### Requirements
Extract only the first line of the listing and every line after it up to and including the one with "u_core = 0.042". Omit the pictures.

### Source excerpt
━━━━

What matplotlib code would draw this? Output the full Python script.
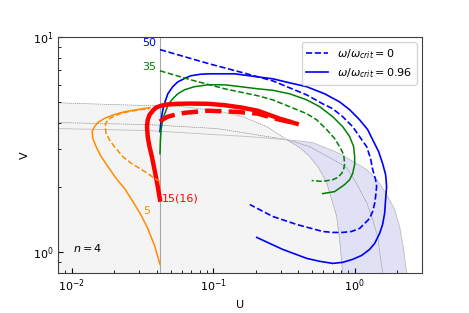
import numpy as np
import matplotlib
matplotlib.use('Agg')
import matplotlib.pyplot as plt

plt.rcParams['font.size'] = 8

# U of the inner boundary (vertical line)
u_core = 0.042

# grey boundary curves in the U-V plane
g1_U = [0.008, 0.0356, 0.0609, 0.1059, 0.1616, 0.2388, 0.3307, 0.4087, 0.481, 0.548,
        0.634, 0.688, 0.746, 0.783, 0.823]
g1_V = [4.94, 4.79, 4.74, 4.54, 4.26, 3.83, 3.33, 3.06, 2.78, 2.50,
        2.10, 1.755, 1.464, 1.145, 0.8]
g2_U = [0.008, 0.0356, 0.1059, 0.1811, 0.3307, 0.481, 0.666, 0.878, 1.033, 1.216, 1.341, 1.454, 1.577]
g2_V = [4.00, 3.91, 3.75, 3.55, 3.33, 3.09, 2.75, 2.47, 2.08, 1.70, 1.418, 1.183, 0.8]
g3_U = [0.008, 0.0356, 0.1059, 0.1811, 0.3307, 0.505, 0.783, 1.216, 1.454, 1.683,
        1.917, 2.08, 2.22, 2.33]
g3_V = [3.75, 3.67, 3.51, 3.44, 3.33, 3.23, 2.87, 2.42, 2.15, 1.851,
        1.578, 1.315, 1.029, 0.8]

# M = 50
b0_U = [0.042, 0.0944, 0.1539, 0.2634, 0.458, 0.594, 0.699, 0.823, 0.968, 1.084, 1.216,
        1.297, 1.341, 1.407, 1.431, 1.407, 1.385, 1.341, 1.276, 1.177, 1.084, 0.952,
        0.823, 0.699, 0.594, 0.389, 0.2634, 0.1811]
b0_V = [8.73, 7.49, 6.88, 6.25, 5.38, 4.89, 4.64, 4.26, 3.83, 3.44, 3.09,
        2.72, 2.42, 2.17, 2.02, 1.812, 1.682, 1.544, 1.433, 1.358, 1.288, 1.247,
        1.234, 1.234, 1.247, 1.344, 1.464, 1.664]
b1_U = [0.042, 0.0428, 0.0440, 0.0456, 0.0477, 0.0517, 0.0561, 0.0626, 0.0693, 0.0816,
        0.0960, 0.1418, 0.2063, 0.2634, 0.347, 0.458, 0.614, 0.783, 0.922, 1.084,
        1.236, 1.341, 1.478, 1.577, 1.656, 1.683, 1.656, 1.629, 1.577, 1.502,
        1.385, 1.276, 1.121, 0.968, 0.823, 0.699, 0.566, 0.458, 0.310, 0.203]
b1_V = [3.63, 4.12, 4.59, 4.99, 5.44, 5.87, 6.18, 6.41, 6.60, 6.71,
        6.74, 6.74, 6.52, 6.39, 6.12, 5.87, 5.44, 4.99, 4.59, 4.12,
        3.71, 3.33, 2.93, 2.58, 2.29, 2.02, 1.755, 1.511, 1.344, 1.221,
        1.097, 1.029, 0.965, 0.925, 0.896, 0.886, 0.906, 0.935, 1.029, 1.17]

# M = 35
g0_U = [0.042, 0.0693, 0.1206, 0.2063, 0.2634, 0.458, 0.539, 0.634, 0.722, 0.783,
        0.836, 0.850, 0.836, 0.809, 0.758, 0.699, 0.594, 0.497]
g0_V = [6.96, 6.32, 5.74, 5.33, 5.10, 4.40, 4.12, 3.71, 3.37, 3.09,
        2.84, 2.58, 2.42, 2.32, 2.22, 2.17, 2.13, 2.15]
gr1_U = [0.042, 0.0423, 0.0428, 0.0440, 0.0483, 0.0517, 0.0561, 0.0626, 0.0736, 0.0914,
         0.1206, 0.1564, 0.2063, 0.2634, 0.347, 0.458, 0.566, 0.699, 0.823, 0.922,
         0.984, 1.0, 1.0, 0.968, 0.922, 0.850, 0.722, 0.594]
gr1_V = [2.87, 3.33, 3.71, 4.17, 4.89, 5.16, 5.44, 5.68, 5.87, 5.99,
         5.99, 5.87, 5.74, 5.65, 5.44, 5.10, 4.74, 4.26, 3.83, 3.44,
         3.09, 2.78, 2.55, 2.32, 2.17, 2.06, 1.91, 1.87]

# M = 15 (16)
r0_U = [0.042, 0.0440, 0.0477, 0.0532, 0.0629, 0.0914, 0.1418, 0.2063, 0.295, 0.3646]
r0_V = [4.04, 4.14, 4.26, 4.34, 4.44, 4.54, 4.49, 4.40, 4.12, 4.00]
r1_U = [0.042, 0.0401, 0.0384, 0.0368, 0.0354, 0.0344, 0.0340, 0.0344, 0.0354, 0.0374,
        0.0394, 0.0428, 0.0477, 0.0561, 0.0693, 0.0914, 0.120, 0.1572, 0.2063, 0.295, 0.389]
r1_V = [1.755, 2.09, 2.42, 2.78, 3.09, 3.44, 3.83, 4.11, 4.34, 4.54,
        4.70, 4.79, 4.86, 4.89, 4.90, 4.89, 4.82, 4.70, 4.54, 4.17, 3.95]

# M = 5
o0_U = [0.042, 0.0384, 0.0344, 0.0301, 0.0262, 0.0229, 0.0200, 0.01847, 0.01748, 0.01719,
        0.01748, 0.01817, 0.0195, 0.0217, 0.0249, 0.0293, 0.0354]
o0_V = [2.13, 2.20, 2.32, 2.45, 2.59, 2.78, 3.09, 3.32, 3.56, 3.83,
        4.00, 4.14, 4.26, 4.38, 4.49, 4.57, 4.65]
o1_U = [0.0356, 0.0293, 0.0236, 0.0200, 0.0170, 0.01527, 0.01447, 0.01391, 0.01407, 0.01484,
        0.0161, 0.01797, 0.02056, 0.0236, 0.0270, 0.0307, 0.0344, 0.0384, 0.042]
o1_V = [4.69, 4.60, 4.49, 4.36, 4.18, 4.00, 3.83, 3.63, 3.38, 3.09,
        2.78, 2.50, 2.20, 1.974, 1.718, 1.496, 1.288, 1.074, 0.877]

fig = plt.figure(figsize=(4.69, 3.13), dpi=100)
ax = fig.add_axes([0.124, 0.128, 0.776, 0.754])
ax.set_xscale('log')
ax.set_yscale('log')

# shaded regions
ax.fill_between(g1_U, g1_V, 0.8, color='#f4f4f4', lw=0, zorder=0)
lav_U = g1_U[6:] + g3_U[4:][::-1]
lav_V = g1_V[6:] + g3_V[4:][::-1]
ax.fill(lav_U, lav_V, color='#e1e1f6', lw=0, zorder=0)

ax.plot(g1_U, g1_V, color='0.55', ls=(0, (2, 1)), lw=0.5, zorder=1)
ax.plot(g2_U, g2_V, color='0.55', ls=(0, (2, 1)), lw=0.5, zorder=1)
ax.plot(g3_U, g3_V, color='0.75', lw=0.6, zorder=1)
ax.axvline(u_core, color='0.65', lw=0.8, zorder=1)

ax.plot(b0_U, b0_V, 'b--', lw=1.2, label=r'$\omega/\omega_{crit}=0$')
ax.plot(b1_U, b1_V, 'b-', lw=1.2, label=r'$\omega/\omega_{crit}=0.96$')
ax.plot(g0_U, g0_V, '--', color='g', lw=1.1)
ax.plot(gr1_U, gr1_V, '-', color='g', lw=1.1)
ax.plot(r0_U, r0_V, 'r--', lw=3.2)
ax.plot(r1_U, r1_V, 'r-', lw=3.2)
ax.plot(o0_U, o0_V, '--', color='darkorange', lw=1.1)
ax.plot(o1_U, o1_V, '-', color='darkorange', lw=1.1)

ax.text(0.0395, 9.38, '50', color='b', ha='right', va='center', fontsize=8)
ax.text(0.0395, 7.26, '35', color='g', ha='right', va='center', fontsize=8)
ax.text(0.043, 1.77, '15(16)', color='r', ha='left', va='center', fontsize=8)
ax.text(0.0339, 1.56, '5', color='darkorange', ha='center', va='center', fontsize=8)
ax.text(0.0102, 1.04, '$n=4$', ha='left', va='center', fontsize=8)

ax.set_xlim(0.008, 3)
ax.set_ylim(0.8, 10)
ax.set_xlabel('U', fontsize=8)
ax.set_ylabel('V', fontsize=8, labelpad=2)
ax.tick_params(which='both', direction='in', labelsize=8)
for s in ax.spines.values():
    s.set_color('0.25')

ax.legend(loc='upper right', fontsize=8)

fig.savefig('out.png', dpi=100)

━━━━

### Reply
What matplotlib code would draw this? Output the full Python script.
import numpy as np
import matplotlib
matplotlib.use('Agg')
import matplotlib.pyplot as plt

plt.rcParams['font.size'] = 8

# U of the inner boundary (vertical line)
u_core = 0.042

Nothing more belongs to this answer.